D’autre part, il faut étudier l’impact de la précédente mesure de durcissement du droit du sol obtenu par le Sénateur Thani Mohamed Soilihi en 2018. Elle commence à peine à porter ses fruits par les réactions d’hostilité des étrangers venus accoucher à Mayotte qui s’aperçoivent que leur enfant ne pourra acquérir la nationalité française, ce qui les prive de titre de séjour. On est donc toujours dans une conséquence a postériori, pas encore dans une dissuasion de faire le voyage d’Anjouan vers Mayotte.
200 retraits de titres de séjour depuis 2022
Et encore faut-il étudier de plus près les raisons des arrivées. Chercher à obtenir la nationalité et le rapprochement familial est une chose, mais on note aussi la quête de meilleures conditions de vie : suivi des mères enceintes, accouchement gratuit et dans de meilleures conditions qu’aux Comores, garantie de scolarisation – bien que la saturation des écoles rende ce droit de moins en moins vrai – ainsi que l’accès à des services publics de meilleure qualité qu’à Anjouan.
Enfin, il faut trouver une solution pour les étrangers en situation irrégulière actuellement sur l’île et qui ne seront pas concernés par la rétroactivité de l’évolution constitutionnelle.

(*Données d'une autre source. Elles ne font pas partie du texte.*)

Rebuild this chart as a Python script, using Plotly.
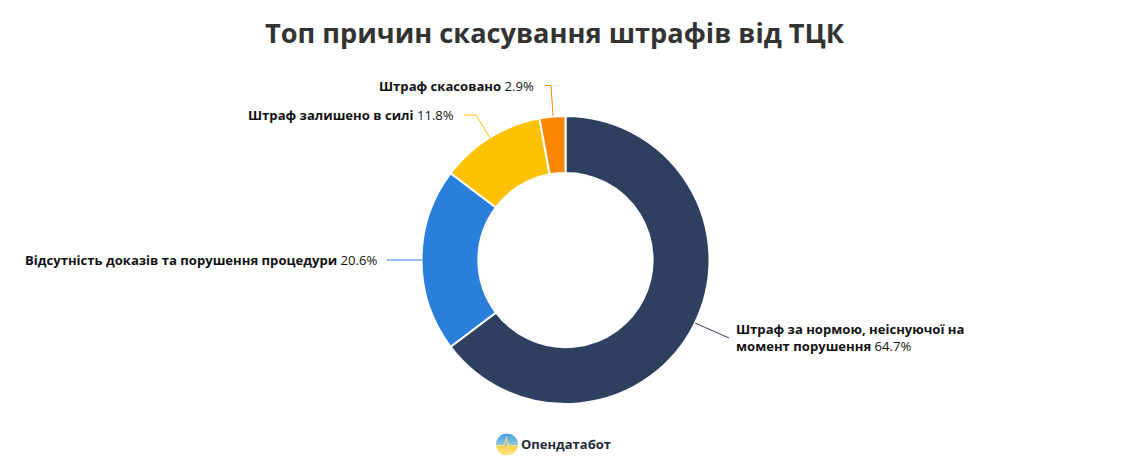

Nous avons également interrogé le préfet Thierry Suquet sur les mesures coercitives possible sur les détenteurs de titres de séjour ayant commis des actes de délinquance, notamment chez les parents d’enfants ayant commis de tels actes, comme le demande le maire de Dembéni Moudjibou Saïdi : « Dans ce cas, un retrait est impossible, mais nous pouvons en refuser le renouvellement. Depuis septembre 2022, nous avons retiré 200 titres de séjour en lien avec des faits de délinquance. Cela reste une décision individuelle, nous faisons du cas par cas », indique-t-il.
La levée du droit du sol si elle parait être à première vue une solution rapide et radicale au flux migratoire qui étouffe le département, induit de nombreux questionnements auxquels il faut répondre au préalable.
Le plus grand mérite de l’annonce de Gérald Darmanin est de proposer des pistes de solutions et ainsi de redonner le l’optimisme sur un territoire où la violence et la délinquance semblent être devenues endémiques et n’intéressaient plus personne.